Künstliche Intelligenz (KI) sieht Bosch-Chef Denner als große Chance für die Zukunft. „Für derartige industrielle KI - auch für industrielle Produktion und Materialbearbeitung - sehe ich große Chancen für Deutschland und für Bosch. Der Zulieferer hofft dabei auf eine Finanzspritze der Bundesregierung. Die zugesicherten drei Milliarden seien aber noch ausständig, so Denner.

"Denn dazu braucht es Wissen um industrielle Domänen und Hardware, das nur wir haben." Auf der Consumer Electronics Show Anfang des Jahres in Las Vegas zeigte Bosch Konzepte, in welche Richtung es hierbei gehen soll: Fahrerlose Minibusse, sogenannte Shuttles, die mit Elektroantrieb nahezu geräuschlos durch die Innenstädte surren, nahtlos mit ihrem Umfeld vernetzt sind und auf Abruf vollkommen ohne Fahrer zu einem kommen.

Kurz- bis mittelfristig bleibt aber alles beim Alten. Traditionelle Automobilhersteller aus der Automobilbranche werden weiterhin den Großteil ihrer Fahrzeuge mit Verbrenner ausliefern. Der Anteil an Fahrzeugen mit alternativen Antrieben wird zugleich rasch zunehmen, prognostiziert der Firmenchef.

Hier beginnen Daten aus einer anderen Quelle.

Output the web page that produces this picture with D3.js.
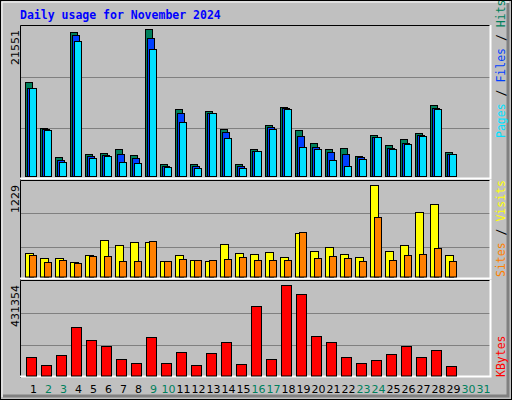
<!DOCTYPE html>
<html>
<head>
<meta charset="utf-8">
<script src="https://cdn.jsdelivr.net/npm/d3@7"></script>
<style>
  body { margin: 0; background: #fff; }
  svg { display: block; }
</style>
</head>
<body>
<div id="chart"></div>
<script>
// values (November 2024, days 1..29 have data)
const days = d3.range(1, 32)
const weekendDays = [2, 3, 9, 10, 16, 17, 23, 24, 30, 31]

const hits = [13799, 7070, 2828, 21113, 3267, 3413, 3998, 3121, 21551, 1804, 9850, 1804, 9557, 6924, 1804, 3998,
  7509, 10142, 6778, 4876, 3998, 4145, 2974, 6046, 4583, 5461, 6339, 10435, 3559]
const files = [12873, 6875, 2389, 20674, 2926, 3121, 3267, 2682, 20235, 1512, 9264, 1512, 9264, 6485, 1512, 3657,
  7216, 9996, 5900, 4291, 3559, 3267, 2828, 5754, 4145, 4876, 6046, 9996, 3267]
const pages = [12921, 6778, 2097, 19797, 2682, 2974, 2097, 1950, 18626, 1365, 7948, 1219, 9264, 5607, 1219, 3706,
  6924, 9850, 4291, 3998, 2389, 1512, 2535, 5754, 3998, 4730, 5900, 9850, 3267]
const visits = [311, 244, 244, 191, 284, 484, 417, 457, 457, 204, 284, 217, 204, 430, 311, 297,
  324, 257, 577, 337, 390, 297, 257, 1229, 337, 417, 856, 963, 284]
const sites = [284, 191, 217, 177, 271, 271, 204, 204, 470, 204, 231, 217, 217, 231, 257, 217,
  217, 217, 590, 244, 271, 244, 204, 790, 217, 284, 297, 377, 204]
const kbytes = [86587, 48803, 96032, 228274, 166876, 138538, 77141, 58249, 181045, 58249, 110201, 48803, 105478,
  157430, 53526, 327454, 77141, 431354, 384129, 185767, 157430, 86587, 58249, 72418, 100755, 138538, 86587,
  119647, 44080]

const W = 512, H = 400
const left = 20, right = 491
const mono = "'DejaVu Sans Mono', monospace"

const svg = d3.select('#chart').append('svg')
  .attr('width', W).attr('height', H)

// background + bevel
svg.append('rect').attr('x', 0.5).attr('y', 0.5).attr('width', W - 1).attr('height', H - 1)
  .attr('fill', '#c0c0c0').attr('stroke', '#000')
svg.append('path').attr('d', `M2,${H - 3}V2H${W - 3}`).attr('stroke', '#fff').attr('fill', 'none')
svg.append('path').attr('d', `M3,${H - 4}H${W - 4}V3`).attr('stroke', '#808080').attr('stroke-width', 3).attr('fill', 'none')

svg.append('text').attr('x', 20).attr('y', 19)
  .attr('font-family', mono).attr('font-weight', 'bold').attr('font-size', 11.5)
  .attr('fill', '#0000ff').text('Daily usage for November 2024')

const x = d3.scaleBand().domain(days).range([left, left + 15 * 31])

const panels = [
  { top: 25, bottom: 176, peak: 29, max: 21551, label: '21551' },
  { top: 180, bottom: 276.5, peak: 184.5, max: 1229, label: '1229' },
  { top: 280, bottom: 375.5, peak: 284.5, max: 431354, label: '431354' }
]
panels.forEach(p => {
  p.y = d3.scaleLinear().domain([0, p.max]).range([p.bottom, p.peak])
})

// panel frames and grid
panels.forEach((p, i) => {
  const bot = i < 2 ? panels[i + 1].top : 378
  const g = svg.append('g')
  const h = bot - p.top
  ;[1, 2].forEach(k => {
    const gy = Math.round(p.top + h * k / 3) + 0.5
    g.append('line').attr('x1', left).attr('x2', right).attr('y1', gy).attr('y2', gy)
      .attr('stroke', '#808080')
  })
  g.append('path').attr('d', `M${left + 0.5},${bot}V${p.top + 0.5}H${right}`)
    .attr('stroke', '#000').attr('fill', 'none')
  g.append('path').attr('d', `M${left},${bot - 1.5}H${right - 0.5}V${p.top}`)
    .attr('stroke', '#fff').attr('stroke-width', 2).attr('fill', 'none')
  g.append('text')
    .attr('transform', `translate(19,${p.top + 5}) rotate(-90)`)
    .attr('text-anchor', 'end').attr('font-family', "'DejaVu Sans', sans-serif")
    .attr('font-size', 11).attr('fill', '#000').text(p.label)
})

function bars(data, panel, offset, width, color) {
  svg.append('g').selectAll('rect')
    .data(data)
    .join('rect')
    .attr('x', (d, i) => x(i + 1) + offset + 0.5)
    .attr('y', d => Math.round(panel.y(d)) + 0.5)
    .attr('width', width)
    .attr('height', d => panel.bottom - Math.round(panel.y(d)))
    .attr('fill', color)
    .attr('stroke', '#000')
}

bars(hits, panels[0], 5, 7, '#00805c')
bars(files, panels[0], 7, 7, '#0040ff')
bars(pages, panels[0], 9, 7, '#00e0ff')
bars(visits, panels[1], 5, 8, '#ffff00')
bars(sites, panels[1], 9, 7, '#ff8000')
bars(kbytes, panels[2], 6, 10, '#ff0000')

// right side legends
function legend(parts, yBottom) {
  const t = svg.append('text')
    .attr('transform', `translate(505,${yBottom}) rotate(-90)`)
    .attr('font-family', mono).attr('font-size', 11.5)
  parts.forEach(([s, c]) => t.append('tspan').attr('fill', c).text(s))
}
legend([['Pages', '#00e0ff'], [' / ', '#000'], ['Files', '#0040ff'], [' / ', '#000'], ['Hits', '#00805c']], 138)
legend([['Sites', '#ff8000'], [' / ', '#000'], ['Visits', '#ffff00']], 277)
legend([['KBytes', '#ff0000']], 377)

// day labels
svg.append('g').selectAll('text')
  .data(days)
  .join('text')
  .attr('x', d => x(d) + x.bandwidth() / 2 + 6)
  .attr('y', 393)
  .attr('text-anchor', 'middle')
  .attr('font-family', "'DejaVu Sans', sans-serif")
  .attr('font-size', 11)
  .attr('fill', d => weekendDays.includes(d) ? '#00805c' : '#000')
  .text(d => d)
</script>
</body>
</html>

„Ich würde mir von der Politik eine technologieoffene Diskussion wünschen: klar formulierte Ziele und kluge gesetzgeberische Randbedingungen, damit die Industrie im Wettbewerb die besten technologischen Lösungen finden kann“, sagt Denner zum Abschluss des Gesprächs. Doch eines steht auch für ihn fest: „Wenn wir das Pariser Klimaabkommen wirklich umsetzen wollen, müssen irgendwann auch der Flugverkehr, der Schiffsverkehr und der Schwerlastverkehr ohne fossilen Brennstoff betrieben werden.”